Well, in NJ, they require a permit to purchase a pistol. This is after you have applied for and received your Firearm Owner ID Card (FID). You have to apply through the municipal police chief, or Supt. of NJ State Police if you live in an unincorporated area, or are a nonresident. It’s a lengthy process, in which you have to provide references, proof of employment, mental health release form, and fingerprints, AND you have to make an appointment with the police dept to do so. Sometimes you’ll hear excuses like: “Oh, the officer that handles that is on vacation, or “Well, why do you want a gun...etc.” Needless to say, one time I changed my address on my FID card, and it took the local police dept more than 4 months to change it. Now, as far as purchasing a pistol, you have to go back to the dept, and apply for a permit to purchase. Once again, money order, sometimes fingerprinting, and it’s supposed to be issued within 30 days....yeah right. The law also says you can apply for as many permits as you want on the application. Well, since dumbass Corzine instituted the one-a-month policy ( which is so vague the NJSP doesn’t know how to enforce it..) the police have interpreted it as to mean you can only apply for one permit at a time, which is erroneous, because the law says you can apply for as many permits as you want, and the permits are valid for 3 months, then renewable for 90 more days. I can only hope that Mc Donald v. Chicago rules in our favor, and strikes down these ridiculous laws. Hopefully Gov. Christie lets them die peacefully, and makes NJ shall issue.

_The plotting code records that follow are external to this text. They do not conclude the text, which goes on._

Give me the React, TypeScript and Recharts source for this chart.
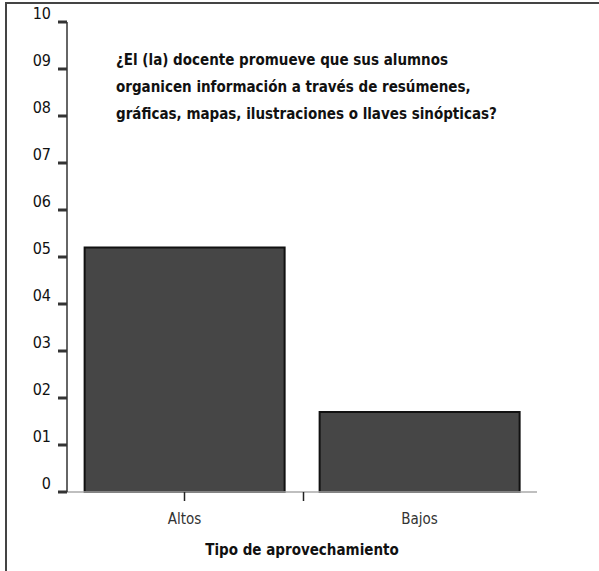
import { BarChart, Bar, XAxis, YAxis, Label } from "recharts"

const categories = ["Altos", "Bajos"]
const values = [5.2, 1.7]
const yTicks = [0, 1, 2, 3, 4, 5, 6, 7, 8, 9, 10]
const titleLines = [
  "¿El (la) docente promueve que sus alumnos",
  "organicen información a través de resúmenes,",
  "gráficas, mapas, ilustraciones o llaves sinópticas?",
]

const data = categories.map((name, i) => ({ name, value: values[i] }))

const FONT = "'Liberation Sans Narrow', 'Arial Narrow', 'DejaVu Sans Condensed', sans-serif"

const fmtY = (v: number) => (v === 0 ? "0" : String(v).padStart(2, "0"))

function YTick(props: any) {
  const { y, payload } = props
  return (
    <g>
      <line x1={58} x2={67} y1={y} y2={y} stroke="#333" strokeWidth={3} />
      <text x={51} y={y - 3} textAnchor="end" fontSize={16} fill="#111" fontFamily={FONT}>
        {fmtY(payload.value)}
      </text>
    </g>
  )
}

function XTick(props: any) {
  const { x, y, payload, index } = props
  // first category gets a mark at its centre, second one at the band edge
  const mx = index === 0 ? x : x - 116
  return (
    <g>
      <line x1={mx} x2={mx} y1={y - 8} y2={y + 1} stroke="#222" strokeWidth={1.5} />
      <text x={x} y={y + 24} textAnchor="middle" fontSize={15} fill="#333" fontFamily={FONT}>
        {payload.value}
      </text>
    </g>
  )
}

export default function App() {
  return (
    <div style={{ position: "absolute", left: 0, top: 0, width: 599, height: 571, overflow: "hidden", background: "#fff" }}>
      <div
        style={{
          position: "absolute",
          left: 5,
          top: 2,
          width: 700,
          height: 700,
          borderTop: "2px solid #444",
          borderLeft: "2px solid #444",
        }}
      />
      <BarChart
        width={599}
        height={571}
        data={data}
        margin={{ top: 22, right: 62, bottom: 0, left: 0 }}
        barCategoryGap="7.5%"
        style={{ position: "absolute", left: 0, top: 0 }}
      >
        <XAxis
          dataKey="name"
          stroke="#aaa"
          strokeWidth={1.5}
          tickLine={false}
          tick={<XTick />}
          height={79}
        >
          <Label
            value="Tipo de aprovechamiento"
            position="insideBottom"
            offset={16}
            style={{ fontFamily: FONT, fontSize: 15, fontWeight: "bold", fill: "#111" }}
          />
        </XAxis>
        <YAxis
          domain={[0, 10]}
          ticks={yTicks}
          width={67}
          stroke="#333"
          strokeWidth={1.5}
          tickLine={false}
          tick={<YTick />}
          interval={0}
        />
        <Bar dataKey="value" fill="#464646" stroke="#111" strokeWidth={2} isAnimationActive={false} />
        <text x={116} y={0} fontFamily={FONT} fontSize={15} fontWeight="bold" fill="#111">
          {titleLines.map((line, i) => (
            <tspan key={i} x={116} y={65 + i * 27}>
              {line}
            </tspan>
          ))}
        </text>
      </BarChart>
    </div>
  )
}
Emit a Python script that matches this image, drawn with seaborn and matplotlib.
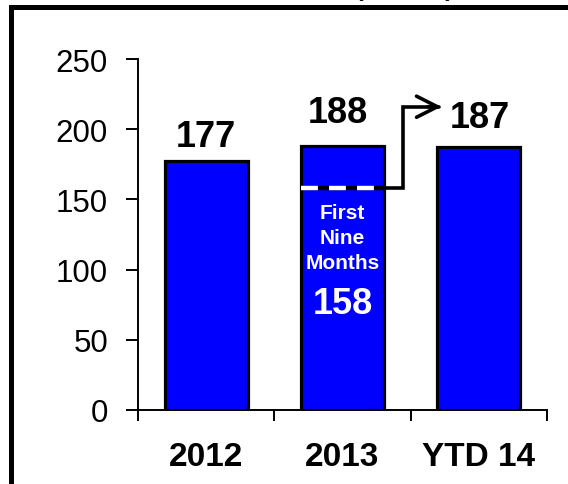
import matplotlib
matplotlib.use("Agg")
import matplotlib.pyplot as plt
import seaborn as sns
import pandas as pd
from matplotlib.patches import Rectangle

# Annual totals and the first-nine-months figure for 2013
categories = ["2012", "2013", "YTD 14"]
values = [177, 188, 187]
nine_month_value = 158
nine_month_label = "First\nNine\nMonths"
y_ticks = [0, 50, 100, 150, 200, 250]

sns.set_style("ticks")
plt.rcParams["font.family"] = ["Liberation Sans", "DejaVu Sans"]

W, H = 568, 485
fig = plt.figure(figsize=(W / 100, H / 100), dpi=100)
ax = fig.add_axes([138 / W, 74 / H, 409 / W, 351 / H])

bar_width = 0.61
df = pd.DataFrame({"period": categories, "value": values})
sns.barplot(data=df, x="period", y="value", color="#0000FF", saturation=1,
            edgecolor="black", linewidth=2.3, width=bar_width, ax=ax)

ax.set_xlim(-0.5, len(categories) - 0.5)
ax.set_ylim(y_ticks[0], y_ticks[-1])
ax.set_xlabel("")
ax.set_ylabel("")

for side in ("top", "right"):
    ax.spines[side].set_visible(False)
for side in ("left", "bottom"):
    ax.spines[side].set_linewidth(1.4)
    ax.spines[side].set_color("black")

ax.set_yticks(y_ticks)
ax.tick_params(axis="y", length=8.6, width=1.4, pad=13, labelsize=22.5,
               colors="black")
ax.set_xticks([i - 0.5 for i in range(len(categories) + 1)], minor=True)
ax.tick_params(axis="x", which="minor", length=8, width=1.4, color="black")
ax.tick_params(axis="x", which="major", length=0, pad=22, labelsize=24,
               labelcolor="black")
for lbl in ax.get_xticklabels():
    lbl.set_fontweight("bold")

# Value labels above the bars
label_dx = [0.0, -0.035, 0.01]
label_dy = [11, 17, 14.5]
for i, v in enumerate(values):
    ax.text(i + label_dx[i], v + label_dy[i], f"{v}", ha="center",
            va="baseline", fontsize=26, fontweight="bold", color="black")

# Nine-month marker inside the 2013 bar
x0, x1 = 1 - bar_width / 2, 1 + bar_width / 2
ax.plot([x0, x1], [nine_month_value] * 2, color="black", lw=3.2,
        solid_capstyle="butt", zorder=5)
ax.plot([x0, x1], [nine_month_value] * 2, color="white", lw=3.2,
        dashes=(3.8, 2.5), dash_capstyle="butt", zorder=6)
ax.text(1.0, 123, nine_month_label, ha="center", va="center", fontsize=15,
        fontweight="bold", color="white", linespacing=1.42, zorder=7)
ax.text(1.0, 75.5, f"{nine_month_value}", ha="center", va="center",
        fontsize=26, fontweight="bold", color="white", zorder=7)

# Elbow connector from the nine-month level to the YTD label
elbow_x, arrow_y, tip_x = 1.444, 216, 1.725
ax.plot([x1, elbow_x, elbow_x, tip_x - 0.02],
        [nine_month_value, nine_month_value, arrow_y, arrow_y],
        color="black", lw=2.6, solid_joinstyle="miter", zorder=5,
        clip_on=False)
ax.annotate("", xy=(tip_x, arrow_y), xytext=(tip_x - 0.1, arrow_y),
            arrowprops=dict(arrowstyle="->,head_length=0.75,head_width=0.38",
                            lw=2.6, color="black", mutation_scale=20,
                            shrinkA=0, shrinkB=0),
            annotation_clip=False)

# Outer frame and the parentheses of the heading above it
frame = Rectangle((11 / W, -0.3), 1.2, 1.3 - 8 / H, transform=fig.transFigure,
                  fill=False, edgecolor="black", linewidth=3.6, zorder=10)
fig.patches.append(frame)
fig.text(357 / W, 1 + 7 / H, "(", fontsize=28, ha="center", va="baseline",
         color="black")
fig.text(451 / W, 1 + 7 / H, ")", fontsize=28, ha="center", va="baseline",
         color="black")

fig.savefig("out.png", dpi=100)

Actually, the Michigan handgun permit and licensing system goes back to the 1934 National Firearms Act, and is based on a "suggested" model state law.
Any improvement is welcome, but all the MSM has fits when the laws are made less stupid, predicting blood flowing in the streets. It never happens, except in Detroit, which issues a miniscule 1100 purchase permits a year.
Now if they'd just make Michigan a more NFA-friendly state when it comes to SBRs, suppressors, and full auto ....
Infringement is infringement, whether it’s a purchase permit or a CCW.
I’ve been reading the PAFOA open carry forum for about 2 years because I admire their activism and victories. Concealed carry is just as much a right as open carry. It’s not enough to only have one.
Gun Control a written record of efforts to eliminate the private possession of firearms in America
by Robert J. Kukla
Stackpole Books, ISBN 0-8117-1190-0
Very interesting reading, and discussion of what the Federal Firearms Act was supposed to do. I got a copy of it on Amazon.com, although there isn’t one available right now.
I left New Jersey several years ago, and I will never go back. Even if the state throws all of its liberal into the center of the Atlantic Ocean, the taste of nanny-state tyranny and government sanctioned profiteering is too much for me ever to inhale that air again.
Good luck. Christie seems like a good guy.
The good news is that these are being heard by natural resources. That's the good committee. Judiciary is the bad one. We've been working on the state laws for years trying to turn back 80 years of bad laws. We're moving in the right direction.
Hopefully Dillon puts these up for a vote. He will if it's politically expedient. It might be after the August primary. He's running for governor.
I had to take the test a couple of years, before I received a CPL. But, one of the questions was worded strange, and the Sheriff marked my answer as wrong. After I explained their mistake, they marked it correct.
So much for the “test”.
Two caveats: You need an LTCF to openly carry in Philadelphia, and you cannot openly carry in a vehicle. You must either lock it up when you get in and get out of your vehicle, or possess a LTCF.
I knew about the Philadelphia statute. It’s because it is a city of the first class. However, I believe you can carry a firearm unlocked in your vehicle if it’s unloaded. Correct?
So #4 provides the right to carry it in a vehicle unloaded if you are traveling to or from target practice, #9 if you are traveling to or from hunting/fishing, #11 if you have a LTCF, and #14 under interstate commerce (which does not grant you the right to carry it unlocked anyway). Thus, by reading this law, I don't believe merely unloaded, and not locked, is sufficient in most cases.
Here's the full text of the LTCF law. I think your examples are all encompassed in this exception:
(8) Any person while carrying a firearm which is not loaded and is in a secure wrapper from the place of purchase to his home or place of business, or to a place of repair, sale or appraisal or back to his home or place of business, or in moving from one place of abode or business to another or from his home to a vacation or recreational home or dwelling or back, or to recover stolen property under section 6111.1(b)(4) (relating to Pennsylvania State Police), or to a place of instruction intended to teach the safe handling, use or maintenance of firearms or back or to a location to which the person has been directed to relinquish firearms under 23 Pa.C.S. § 6108 (relating to relief) or back upon return of the relinquished firearm or to a licensed dealer's place of business for relinquishment pursuant to 23 Pa.C.S § 6108.2 (relating to relinquishment for consignment sale, lawful transfer or safekeeping) or back upon return of the relinquished firearm or to a location for safekeeping pursuant to 23 Pa.C.S. § 6108.3 (relating to relinquishment to third party for safekeeping) or back upon return of the relinquished firearm.
I left this exception out because it said "in a secure wrapper," which I took to mean a locked case. It may not be.
Whoops, my post 22 was meant for you also...
Not necessarily, for example, the dealer is not required to even see your LTCF because it is not necessary to purchase a firearm. Thus, he can assume that everyone who purchases can legally carry it loaded in their vehicle.
You're right, I can't see a definition of a secure carrier. But making an effort to carry it securely and unloaded, even if not in a case, may be sufficient. I don't want to be the one to be the test case though, nor could I since I have my LTCF :)
Do you know what, if anything, came of this?
How about now?
The kids in the back: “Are we there yet?”